I have a region R = {(x,y): |x| + |y| <= 1}
I have sketched the graph on the x-y plane and shaded in the region R (I got a diamond).
How do I find the area of R and hence find the joint density function f(x,y) and how do I specify the region for which f(x,y) is non-zero.

2. May 16, 2010

### EnumaElish

A diamond is 4 triangles: Area(R) = 4 times the area of one triangle.
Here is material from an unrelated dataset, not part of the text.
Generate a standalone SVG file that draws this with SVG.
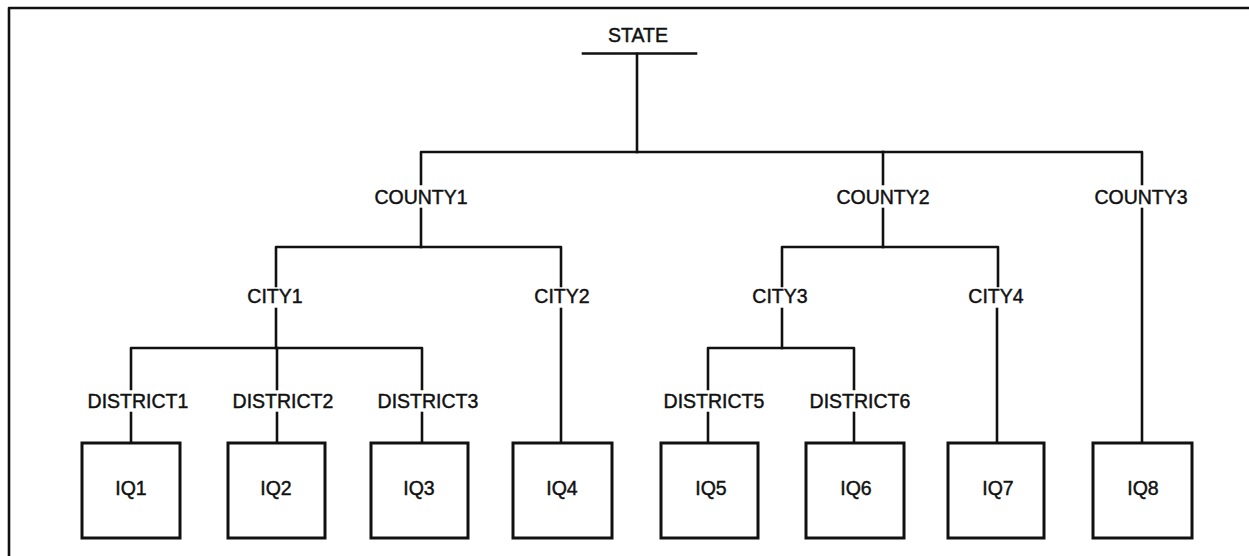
<svg xmlns="http://www.w3.org/2000/svg" width="1249" height="556" viewBox="0 0 1249 556">
<style>
.bg{fill:#ffffff}
.ln{fill:none;stroke:#111;stroke-width:2.6;stroke-linejoin:round;stroke-linecap:square}
.box{fill:#ffffff;stroke:#111;stroke-width:3}
.t{font-family:"Liberation Sans",Arial,sans-serif;font-size:19.5px;fill:#111;stroke:#111;stroke-width:0.45;text-anchor:middle}
</style>
<rect class="bg" x="0" y="0" width="1249" height="556"/>
<g id="frame">
<path class="ln" d="M9,556 V8 H1249"/>
</g>
<g id="connectors">
<path class="ln" d="M583,53.5 H696"/>
<path class="ln" d="M637,54 V152"/>
<path class="ln" d="M421,184 V152 H1142 V184"/>
<path class="ln" d="M883,152 V184"/>
<path class="ln" d="M421,209 V247"/>
<path class="ln" d="M883,209 V247"/>
<path class="ln" d="M1142,209 V443"/>
<path class="ln" d="M276,286 V247 H561 V286"/>
<path class="ln" d="M782,286 V247 H998 V286"/>
<path class="ln" d="M276,309 V348"/>
<path class="ln" d="M561,309 V443"/>
<path class="ln" d="M782,309 V348"/>
<path class="ln" d="M997,309 V443"/>
<path class="ln" d="M131,389 V348 H422 V389"/>
<path class="ln" d="M277,348 V389"/>
<path class="ln" d="M708,389 V348 H854 V389"/>
<path class="ln" d="M131,413 V443"/>
<path class="ln" d="M277,413 V443"/>
<path class="ln" d="M422,413 V443"/>
<path class="ln" d="M708,413 V443"/>
<path class="ln" d="M854,413 V443"/>
</g>
<g id="state"><text class="t" x="638" y="41.5">STATE</text></g>
<g id="county1"><text class="t" x="421" y="204">COUNTY1</text></g>
<g id="county2"><text class="t" x="883" y="204">COUNTY2</text></g>
<g id="county3"><text class="t" x="1141" y="204">COUNTY3</text></g>
<g id="city1"><text class="t" x="275" y="303">CITY1</text></g>
<g id="city2"><text class="t" x="562" y="303">CITY2</text></g>
<g id="city3"><text class="t" x="780" y="303">CITY3</text></g>
<g id="city4"><text class="t" x="996" y="303">CITY4</text></g>
<g id="district1"><text class="t" x="138" y="408">DISTRICT1</text></g>
<g id="district2"><text class="t" x="283" y="408">DISTRICT2</text></g>
<g id="district3"><text class="t" x="428" y="408">DISTRICT3</text></g>
<g id="district5"><text class="t" x="714" y="408">DISTRICT5</text></g>
<g id="district6"><text class="t" x="860" y="408">DISTRICT6</text></g>
<g id="iq1"><rect class="box" x="82" y="443" width="98" height="95"/><text class="t" x="131" y="495">IQ1</text></g>
<g id="iq2"><rect class="box" x="228" y="443" width="97" height="95"/><text class="t" x="276" y="495">IQ2</text></g>
<g id="iq3"><rect class="box" x="371" y="443" width="97" height="95"/><text class="t" x="419" y="495">IQ3</text></g>
<g id="iq4"><rect class="box" x="513" y="443" width="99" height="95"/><text class="t" x="562" y="495">IQ4</text></g>
<g id="iq5"><rect class="box" x="661" y="443" width="97" height="95"/><text class="t" x="711" y="495">IQ5</text></g>
<g id="iq6"><rect class="box" x="806" y="443" width="98" height="95"/><text class="t" x="856" y="495">IQ6</text></g>
<g id="iq7"><rect class="box" x="948" y="443" width="96" height="95"/><text class="t" x="998" y="495">IQ7</text></g>
<g id="iq8"><rect class="box" x="1093" y="443" width="99" height="95"/><text class="t" x="1143" y="495">IQ8</text></g>
</svg>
Are x and y random variables?

3. May 16, 2010

### squenshl

They are just random points chosen uniformly on the region

4. May 17, 2010

### squenshl

So the area is 0.5 x 4 = 2, how does that relate to finding the joint density function.
So f(x,y) = 2 for -1 < x < 1 and -1 < y < 1, 0 otherwise

Last edited: May 17, 2010
5. May 17, 2010

### squenshl

No. Wouldn't it be f(x,y) = x + y for 0 < x < 1 and 0 < y < 1 and 0 otherwise
because when I do the double integral, the integral equals 1 which it should.

6. May 17, 2010

### LCKurtz

You said your region is R = {(x,y): |x| + |y| <= 1}. That is not the same as you are describing as -1 < x < 1 and -1 < y < 1. And a uniform distribution gives a constant density, not a variable like x + y. You need to have f(x,y) be a constant value on R such that the integral of f(x,y) over R is 1.

7. May 17, 2010

### squenshl

f(x,y) = 1/2 for 0 < x < 1 - |x|, but I don't know the limits of y.

8. May 17, 2010

### LCKurtz

No. Can't x be negative?

Didn't you say you had drawn a picture of your region R and it was diamond shaped?

Use the description of R itself to say where f = 1/2.